Except there is a difference. No matter how many of the same chain stores are in both places, the Southwest and the Midwest are not identical and interchangeable. I lived in the Midwest for eleven years, and for most of those years I really missed the East Coast where I grew up. Small towns will never be “home” for me the way large cities are, just as the places I love might feel completely wrong to someone from California, or Texas, or Minnesota, or to someone who loves open spaces and quiet. And I have a hard time seeing how that’s a character flaw.

Place matters when you’re trying to decide what to do with your life. And so do the support networks that exist or don’t exist in particular places. What if that kid in Columbus, in addition to liking the place, doesn’t want to leave behind everyone he knows, particularly in tough economic times when being with friends and family will help keep him sane, and maybe provide a bit of a safety net as well if he needs one?

A couple of months ago, Karen G. Schneider at Free Range Librarian wrote a post about finding one’s “place” that resonated a lot with me:

For many years I preached — and lived — the mantra of “geographic flexibility.” Education, jobs, other opportunities: first I, then we, could follow the wind. I have repeatedly counseled librarians that they had to have geographic flexibility for their careers. I judged them for not seeking jobs far and wide. I looked to myself as an example–I, who had lived worldwide.

Yet it took the Florida Experience to teach me why some people — and I now realize I am in their numbers — have an allegiance to the place they call home so powerful that it is on the other issues in life that they compromise. It’s not that Florida was insanely horrible; it’s that experiences that were less than stellar (and life always has them) took place in a context of alien other-ness — and it was this alien experience that made them sad, at times overwhelmingly so.
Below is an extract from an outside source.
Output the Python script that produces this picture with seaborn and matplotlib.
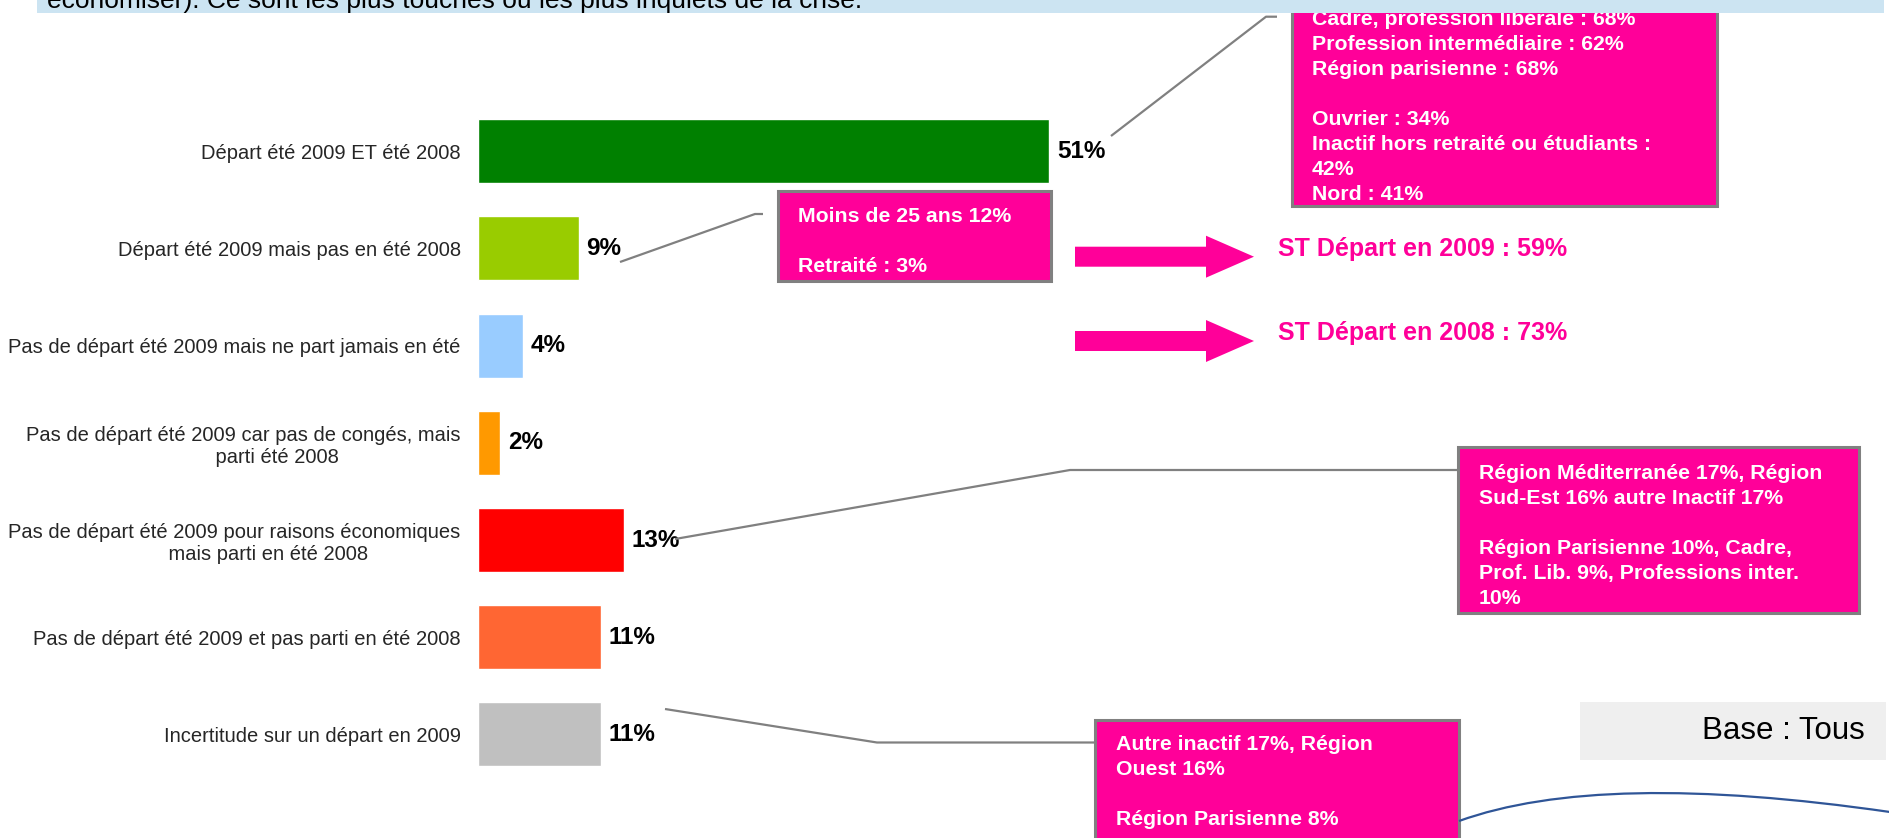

This. If you’re living somewhere that doesn’t feel like your home, ordinary problems setbacks are much, much harder to bear. Is it really so difficult to understand why someone who loves Ohio and has lots of ties there wouldn’t want to relocate to Arizona?

If younger people are figuring this out at an earlier stage in their lives, then you know what? Good for them. Maybe the world they grow up to shape will be a kinder and saner place.

 

* I have a whole other rant about the equation between not driving and immaturity in the popular media. Someday I’l get around to posting it.

** One wonders if either of the Buchholzes has attempted to find a job lately. Because you know what happens when you look for work in an economic downturn? You get rejected over and over and over, and sometimes you’re told that there were hundreds of other applicants for the job you applied for. And you can choose to believe that your success is entirely owing to your efforts, but the flip side of that is believing that your failures are also entirely owing to you. (I speak from personal experience when I say that that’s the readiest and easiest way to fall into a pit of despair.) Or you can choose to preserve your sanity, and acknowledge that when you’re competing with a vast pool of other equally talented and qualified applicants, the selection process can be somewhat arbitrary. (Academic job-searchers have known this for decades, but now the rest of the workforce is catching up.) And the Buchholzes are surprised that people take the latter view? Good grief.

2 Responses to “On mobility and the non-interchangeability of places: a rant”

  1. Mike says:

    I’m largely in agreement — place *is* important, and there were several geographic regions where I simply did not want to look for a job this year — but at the same time, there’s something to be said for movement. My time in Afghanistan put a bug in me, a desire to go to new places, that I don’t think will fade away — and I’ve been pretty mobile for most of my adult life. Home is in Maryland, and I’ve gone from Savannah to Pittsburgh to Western Massachusetts to New York — and I recently accepted what I cannot call anything other than a dream job all the way across the country, in Pullman. I’m going to miss my family a lot, but there’s something to be said for the exhilaration of adapting to that non-interchangeability, too.

  2. Amanda says:

    Yes. And people do vary a lot, both from person to person and across the course of one person’s life, as to how much variety and change of place they want in their lives. (Sometimes one enjoys all the changes of place at first, but after a while one just starts to get tired.) I’ve been bitten by the travel bug myself lately, but mostly what I want at this point is to be settled in a place that feels right, and to take periodic trips but to always be able to return there.

    And congratulations and hooray for your dream job! I hope the place turns out to be just as congenial as the job does!